After one of your recent speeches included an accidental spoiler for the bestselling novel Hexicon, angry librarians, teenagers, and fantasy aficionados have completely surrounded your office in protest. After a hard day's work, you have agreed to meet with the protesters, if only so that you can get out of the building.

The Debate

"Speeches, not spoilers!" chants your teenage niece, who has been leading the protest. "Look, I'm trying to be a good citizen here, paying attention to what's going on around me, but if you're going to spoil something that I haven't even had chance to read, then I'm not going to bother! If you really need to talk about stuff that isn't politics in your speeches, at least warn us about it! Sure, it might look a bit silly, but who cares? This is almost as bad as when I was told that Planet of the Fairies was Yggdrasil all along!"

"Can't these people get a life?" asks your visibly tired speechwriter Virginia Han, who has been shredding hate mail all day. "Simply say something appeasing, then carry on your business as you normally would. Honestly, I wish I had the free time to read; then I'd finally find out why everyone keeps getting so upset about this Dumbledore business. Besides, wouldn't referencing pop culture make you 'cool' and 'with it', as the kids are saying these days?"

"Who cares what 'rosebud' meant, or who was the real Caesar So-say? There's more to life than fiction," observes your always serious Finance Minister Ali McKay, who is known around the office as a total buzzkill. "What's important here is that you've given a lot, and I mean a lot of publicity to that hack of an author, and he hasn't paid us a single cent! Maybe if people are going to care so much about what you talk about in those speeches of yours, we should be getting companies to pay for the privilege of being mentioned. Sure, some may call it 'bribery' and 'unethical', but there's no such thing as free advertising."

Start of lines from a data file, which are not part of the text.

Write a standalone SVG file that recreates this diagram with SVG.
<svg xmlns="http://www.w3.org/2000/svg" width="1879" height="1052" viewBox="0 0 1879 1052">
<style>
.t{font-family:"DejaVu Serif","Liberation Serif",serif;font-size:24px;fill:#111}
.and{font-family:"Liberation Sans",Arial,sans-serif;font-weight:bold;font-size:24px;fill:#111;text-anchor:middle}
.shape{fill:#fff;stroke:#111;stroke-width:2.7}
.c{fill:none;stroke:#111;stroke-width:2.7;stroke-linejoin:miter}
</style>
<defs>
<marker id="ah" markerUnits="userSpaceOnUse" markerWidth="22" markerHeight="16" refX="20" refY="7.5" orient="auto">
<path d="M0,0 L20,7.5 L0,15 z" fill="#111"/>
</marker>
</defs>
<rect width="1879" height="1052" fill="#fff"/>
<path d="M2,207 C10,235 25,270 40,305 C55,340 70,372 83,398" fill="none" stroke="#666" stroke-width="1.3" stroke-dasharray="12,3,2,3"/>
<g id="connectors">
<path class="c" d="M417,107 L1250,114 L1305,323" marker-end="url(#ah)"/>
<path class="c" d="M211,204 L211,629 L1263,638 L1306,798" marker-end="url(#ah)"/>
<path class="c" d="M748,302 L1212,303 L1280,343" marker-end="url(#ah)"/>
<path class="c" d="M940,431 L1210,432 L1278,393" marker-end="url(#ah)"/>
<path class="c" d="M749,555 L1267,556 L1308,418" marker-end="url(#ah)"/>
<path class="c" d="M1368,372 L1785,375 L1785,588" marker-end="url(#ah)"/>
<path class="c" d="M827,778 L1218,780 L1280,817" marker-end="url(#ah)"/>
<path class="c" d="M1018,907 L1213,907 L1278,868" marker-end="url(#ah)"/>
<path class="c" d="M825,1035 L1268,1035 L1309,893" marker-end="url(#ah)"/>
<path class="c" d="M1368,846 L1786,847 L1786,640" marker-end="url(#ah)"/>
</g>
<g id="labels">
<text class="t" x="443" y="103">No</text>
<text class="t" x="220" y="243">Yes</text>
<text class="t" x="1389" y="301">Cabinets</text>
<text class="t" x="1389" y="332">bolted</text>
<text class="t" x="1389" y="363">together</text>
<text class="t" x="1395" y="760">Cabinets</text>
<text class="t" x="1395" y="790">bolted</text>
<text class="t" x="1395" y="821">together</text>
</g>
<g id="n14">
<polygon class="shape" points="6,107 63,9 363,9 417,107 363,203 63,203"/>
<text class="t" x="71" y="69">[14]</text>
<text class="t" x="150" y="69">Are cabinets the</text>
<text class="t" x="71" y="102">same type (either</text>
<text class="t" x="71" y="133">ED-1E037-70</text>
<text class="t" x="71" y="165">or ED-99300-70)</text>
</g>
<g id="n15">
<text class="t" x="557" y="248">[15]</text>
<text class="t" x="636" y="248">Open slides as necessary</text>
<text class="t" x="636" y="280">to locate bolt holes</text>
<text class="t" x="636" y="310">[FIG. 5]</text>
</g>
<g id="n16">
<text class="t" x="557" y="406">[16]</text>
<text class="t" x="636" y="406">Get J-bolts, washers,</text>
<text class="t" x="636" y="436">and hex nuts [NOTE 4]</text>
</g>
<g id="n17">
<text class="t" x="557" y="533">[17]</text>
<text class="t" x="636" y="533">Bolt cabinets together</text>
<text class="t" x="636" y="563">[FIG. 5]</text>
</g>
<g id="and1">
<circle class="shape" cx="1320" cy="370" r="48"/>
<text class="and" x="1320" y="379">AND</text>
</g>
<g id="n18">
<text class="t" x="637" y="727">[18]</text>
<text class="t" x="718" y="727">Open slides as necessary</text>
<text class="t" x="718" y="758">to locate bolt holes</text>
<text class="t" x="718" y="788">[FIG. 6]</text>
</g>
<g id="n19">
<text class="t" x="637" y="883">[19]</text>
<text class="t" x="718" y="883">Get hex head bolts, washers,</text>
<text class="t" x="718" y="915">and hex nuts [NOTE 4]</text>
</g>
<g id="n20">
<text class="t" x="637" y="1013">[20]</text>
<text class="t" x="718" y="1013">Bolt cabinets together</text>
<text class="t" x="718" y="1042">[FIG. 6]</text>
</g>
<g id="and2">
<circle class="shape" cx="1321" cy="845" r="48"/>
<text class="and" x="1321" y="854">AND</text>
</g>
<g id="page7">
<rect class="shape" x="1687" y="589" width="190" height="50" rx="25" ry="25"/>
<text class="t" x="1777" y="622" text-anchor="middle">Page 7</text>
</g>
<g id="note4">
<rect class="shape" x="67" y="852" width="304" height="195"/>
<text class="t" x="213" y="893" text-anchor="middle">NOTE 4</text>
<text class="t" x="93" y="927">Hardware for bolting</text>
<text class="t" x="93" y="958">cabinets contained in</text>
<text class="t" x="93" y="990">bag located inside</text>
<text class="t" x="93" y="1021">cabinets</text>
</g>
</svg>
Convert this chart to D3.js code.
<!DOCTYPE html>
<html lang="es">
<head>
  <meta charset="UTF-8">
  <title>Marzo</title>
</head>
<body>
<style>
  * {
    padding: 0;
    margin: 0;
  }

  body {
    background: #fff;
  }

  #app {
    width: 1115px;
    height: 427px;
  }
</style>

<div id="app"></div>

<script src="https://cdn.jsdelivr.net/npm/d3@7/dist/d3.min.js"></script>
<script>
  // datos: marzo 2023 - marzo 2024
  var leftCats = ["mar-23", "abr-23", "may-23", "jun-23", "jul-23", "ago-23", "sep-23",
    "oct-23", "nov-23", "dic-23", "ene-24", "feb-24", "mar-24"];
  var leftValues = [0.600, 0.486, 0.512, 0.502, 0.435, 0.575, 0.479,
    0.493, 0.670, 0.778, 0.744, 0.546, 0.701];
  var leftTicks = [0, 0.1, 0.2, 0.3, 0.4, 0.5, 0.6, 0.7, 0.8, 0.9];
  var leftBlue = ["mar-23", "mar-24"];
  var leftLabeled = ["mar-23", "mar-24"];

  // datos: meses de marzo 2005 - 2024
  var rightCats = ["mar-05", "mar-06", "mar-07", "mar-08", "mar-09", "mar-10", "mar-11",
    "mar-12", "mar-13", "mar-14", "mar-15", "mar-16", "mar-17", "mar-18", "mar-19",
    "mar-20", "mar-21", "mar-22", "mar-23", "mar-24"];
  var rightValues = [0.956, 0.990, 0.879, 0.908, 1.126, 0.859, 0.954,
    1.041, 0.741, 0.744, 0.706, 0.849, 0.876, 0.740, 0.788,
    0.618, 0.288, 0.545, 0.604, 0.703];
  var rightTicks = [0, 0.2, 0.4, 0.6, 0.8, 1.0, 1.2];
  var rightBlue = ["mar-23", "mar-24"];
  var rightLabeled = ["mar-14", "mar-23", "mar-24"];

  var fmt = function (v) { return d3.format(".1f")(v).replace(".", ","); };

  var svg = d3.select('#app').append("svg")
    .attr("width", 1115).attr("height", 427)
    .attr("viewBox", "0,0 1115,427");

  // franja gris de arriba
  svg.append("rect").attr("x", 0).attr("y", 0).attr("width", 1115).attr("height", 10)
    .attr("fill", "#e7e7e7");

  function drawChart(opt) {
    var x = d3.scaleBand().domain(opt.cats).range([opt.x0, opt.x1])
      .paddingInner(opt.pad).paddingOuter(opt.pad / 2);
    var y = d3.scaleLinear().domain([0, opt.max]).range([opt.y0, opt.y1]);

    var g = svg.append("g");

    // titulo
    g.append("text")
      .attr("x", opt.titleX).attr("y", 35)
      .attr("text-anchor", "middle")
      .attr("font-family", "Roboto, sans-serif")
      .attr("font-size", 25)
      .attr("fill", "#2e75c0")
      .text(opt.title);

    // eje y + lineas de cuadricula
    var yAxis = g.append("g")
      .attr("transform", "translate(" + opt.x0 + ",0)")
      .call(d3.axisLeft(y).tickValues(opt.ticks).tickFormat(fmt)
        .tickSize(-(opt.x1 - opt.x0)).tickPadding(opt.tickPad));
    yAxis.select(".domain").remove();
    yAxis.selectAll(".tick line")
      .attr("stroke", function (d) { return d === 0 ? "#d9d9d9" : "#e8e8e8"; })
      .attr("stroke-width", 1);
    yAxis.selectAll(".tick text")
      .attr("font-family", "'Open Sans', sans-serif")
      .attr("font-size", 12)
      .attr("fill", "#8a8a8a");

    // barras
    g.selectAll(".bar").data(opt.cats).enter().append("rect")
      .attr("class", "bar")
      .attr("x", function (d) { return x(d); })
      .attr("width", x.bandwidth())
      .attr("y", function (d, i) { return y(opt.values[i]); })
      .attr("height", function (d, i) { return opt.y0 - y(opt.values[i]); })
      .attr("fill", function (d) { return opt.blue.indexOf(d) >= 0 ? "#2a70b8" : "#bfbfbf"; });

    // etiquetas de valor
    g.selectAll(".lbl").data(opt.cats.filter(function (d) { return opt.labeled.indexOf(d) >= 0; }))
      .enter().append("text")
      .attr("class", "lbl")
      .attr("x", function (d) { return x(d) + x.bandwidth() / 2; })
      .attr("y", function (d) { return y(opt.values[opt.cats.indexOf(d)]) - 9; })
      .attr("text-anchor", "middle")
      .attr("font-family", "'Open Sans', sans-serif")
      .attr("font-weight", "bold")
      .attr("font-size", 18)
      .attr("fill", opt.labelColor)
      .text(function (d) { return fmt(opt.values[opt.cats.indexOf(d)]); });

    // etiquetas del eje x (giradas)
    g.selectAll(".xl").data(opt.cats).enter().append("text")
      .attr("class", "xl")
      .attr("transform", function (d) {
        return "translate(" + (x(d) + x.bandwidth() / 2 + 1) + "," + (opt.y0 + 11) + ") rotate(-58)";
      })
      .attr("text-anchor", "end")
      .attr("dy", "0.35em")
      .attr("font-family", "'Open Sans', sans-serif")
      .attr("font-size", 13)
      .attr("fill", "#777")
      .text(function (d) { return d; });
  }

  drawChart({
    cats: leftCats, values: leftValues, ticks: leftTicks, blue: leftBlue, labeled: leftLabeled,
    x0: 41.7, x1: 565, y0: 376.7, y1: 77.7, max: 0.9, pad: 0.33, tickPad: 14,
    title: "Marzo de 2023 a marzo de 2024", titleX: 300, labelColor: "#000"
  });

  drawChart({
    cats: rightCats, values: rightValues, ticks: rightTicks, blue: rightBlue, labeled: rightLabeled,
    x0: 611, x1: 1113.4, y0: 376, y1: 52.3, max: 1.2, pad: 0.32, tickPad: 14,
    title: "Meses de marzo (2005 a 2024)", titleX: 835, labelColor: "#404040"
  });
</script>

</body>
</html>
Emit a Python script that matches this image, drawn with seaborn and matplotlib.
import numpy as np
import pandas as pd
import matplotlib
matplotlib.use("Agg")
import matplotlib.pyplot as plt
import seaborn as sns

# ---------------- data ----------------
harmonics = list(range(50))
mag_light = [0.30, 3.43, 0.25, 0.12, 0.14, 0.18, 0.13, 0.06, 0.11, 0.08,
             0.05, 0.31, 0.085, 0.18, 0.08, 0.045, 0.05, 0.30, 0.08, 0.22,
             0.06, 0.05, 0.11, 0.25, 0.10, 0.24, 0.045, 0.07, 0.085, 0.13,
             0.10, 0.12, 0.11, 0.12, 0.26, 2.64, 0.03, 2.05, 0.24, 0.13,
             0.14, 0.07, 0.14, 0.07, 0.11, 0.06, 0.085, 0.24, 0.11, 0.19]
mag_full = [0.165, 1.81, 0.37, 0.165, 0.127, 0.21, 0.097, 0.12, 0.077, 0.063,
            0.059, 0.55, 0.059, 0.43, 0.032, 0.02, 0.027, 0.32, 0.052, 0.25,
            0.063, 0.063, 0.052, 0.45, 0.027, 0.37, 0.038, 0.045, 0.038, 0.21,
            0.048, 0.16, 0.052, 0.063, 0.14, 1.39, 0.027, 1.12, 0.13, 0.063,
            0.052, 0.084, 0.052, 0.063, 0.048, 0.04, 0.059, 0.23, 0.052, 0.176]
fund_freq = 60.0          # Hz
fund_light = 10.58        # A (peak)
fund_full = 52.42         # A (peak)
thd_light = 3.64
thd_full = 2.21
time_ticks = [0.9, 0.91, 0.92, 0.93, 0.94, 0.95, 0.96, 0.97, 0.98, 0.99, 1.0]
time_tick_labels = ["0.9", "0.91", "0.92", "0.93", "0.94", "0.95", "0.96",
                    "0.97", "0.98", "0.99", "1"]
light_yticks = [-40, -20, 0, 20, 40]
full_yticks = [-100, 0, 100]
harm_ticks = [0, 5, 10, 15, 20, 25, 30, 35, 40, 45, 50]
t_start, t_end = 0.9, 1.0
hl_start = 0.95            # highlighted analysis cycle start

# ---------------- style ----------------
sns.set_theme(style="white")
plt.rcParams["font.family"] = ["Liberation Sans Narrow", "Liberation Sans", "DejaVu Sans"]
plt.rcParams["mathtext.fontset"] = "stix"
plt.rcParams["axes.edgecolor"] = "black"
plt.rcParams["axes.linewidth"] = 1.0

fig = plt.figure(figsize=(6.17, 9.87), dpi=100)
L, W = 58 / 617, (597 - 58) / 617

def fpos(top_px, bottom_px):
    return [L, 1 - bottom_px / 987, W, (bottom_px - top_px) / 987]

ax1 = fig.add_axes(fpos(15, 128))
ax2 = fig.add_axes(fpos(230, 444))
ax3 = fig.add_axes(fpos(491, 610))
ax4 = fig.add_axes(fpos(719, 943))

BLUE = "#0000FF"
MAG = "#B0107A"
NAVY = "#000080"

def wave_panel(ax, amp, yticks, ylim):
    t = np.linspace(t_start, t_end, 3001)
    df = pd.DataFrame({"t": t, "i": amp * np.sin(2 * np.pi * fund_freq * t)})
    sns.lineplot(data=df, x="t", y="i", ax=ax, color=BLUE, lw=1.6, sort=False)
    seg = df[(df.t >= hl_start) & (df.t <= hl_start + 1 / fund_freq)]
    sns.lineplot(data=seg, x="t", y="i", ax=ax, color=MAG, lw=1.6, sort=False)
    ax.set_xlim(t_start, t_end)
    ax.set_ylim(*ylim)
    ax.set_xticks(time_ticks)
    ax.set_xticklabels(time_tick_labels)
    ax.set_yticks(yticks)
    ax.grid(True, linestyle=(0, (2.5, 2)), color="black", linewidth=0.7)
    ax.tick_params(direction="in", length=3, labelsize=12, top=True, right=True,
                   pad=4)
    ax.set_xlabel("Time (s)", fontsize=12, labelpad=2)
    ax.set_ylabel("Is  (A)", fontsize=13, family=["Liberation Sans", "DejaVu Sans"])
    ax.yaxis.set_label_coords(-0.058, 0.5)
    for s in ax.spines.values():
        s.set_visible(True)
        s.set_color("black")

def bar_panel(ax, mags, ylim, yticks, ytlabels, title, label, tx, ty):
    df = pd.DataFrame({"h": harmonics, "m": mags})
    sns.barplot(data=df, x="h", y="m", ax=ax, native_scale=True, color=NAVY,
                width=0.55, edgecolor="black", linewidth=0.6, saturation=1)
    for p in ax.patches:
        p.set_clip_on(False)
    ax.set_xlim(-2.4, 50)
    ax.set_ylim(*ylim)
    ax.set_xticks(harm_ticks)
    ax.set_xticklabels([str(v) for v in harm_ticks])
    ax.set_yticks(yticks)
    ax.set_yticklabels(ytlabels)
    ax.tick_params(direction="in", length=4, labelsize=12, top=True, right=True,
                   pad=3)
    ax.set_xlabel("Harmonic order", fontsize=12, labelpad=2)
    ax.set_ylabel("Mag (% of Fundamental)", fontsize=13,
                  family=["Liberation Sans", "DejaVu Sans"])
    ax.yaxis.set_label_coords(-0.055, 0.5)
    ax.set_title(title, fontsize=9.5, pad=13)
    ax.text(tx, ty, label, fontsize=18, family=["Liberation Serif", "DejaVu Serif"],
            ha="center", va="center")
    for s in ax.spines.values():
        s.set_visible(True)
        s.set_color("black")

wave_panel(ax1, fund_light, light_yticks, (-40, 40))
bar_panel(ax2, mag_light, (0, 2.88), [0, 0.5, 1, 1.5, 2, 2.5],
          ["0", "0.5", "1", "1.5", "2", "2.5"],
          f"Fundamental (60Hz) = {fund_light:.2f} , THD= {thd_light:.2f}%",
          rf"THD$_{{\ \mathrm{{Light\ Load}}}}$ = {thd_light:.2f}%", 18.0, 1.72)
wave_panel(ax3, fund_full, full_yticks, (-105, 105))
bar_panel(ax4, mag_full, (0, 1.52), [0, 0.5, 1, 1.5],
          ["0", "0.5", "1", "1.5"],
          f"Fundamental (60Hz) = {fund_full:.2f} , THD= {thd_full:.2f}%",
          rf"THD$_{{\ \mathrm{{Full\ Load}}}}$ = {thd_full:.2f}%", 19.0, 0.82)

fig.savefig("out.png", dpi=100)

"Spoilers must be banned!" wails George JK Token, the beloved and bearded fantasy author of Hexicon and the popular A Play of Crowns series. "It's of no coincidence that mere days after you spoiled my book, it fell from its number one position on the Ÿivkåvkövkum Times best seller list. Spoilers greatly harm the publishing and entertainment industries. Nobody wants to bother with something if they know how it ends! I urge you to make it illegal to spoil. If you don't, well, then I just might have to kill off Aya Lark in the next Play of Crowns book, seeing how she's your favorite character."

I swear the issues I get just keep getting weirder and weirder.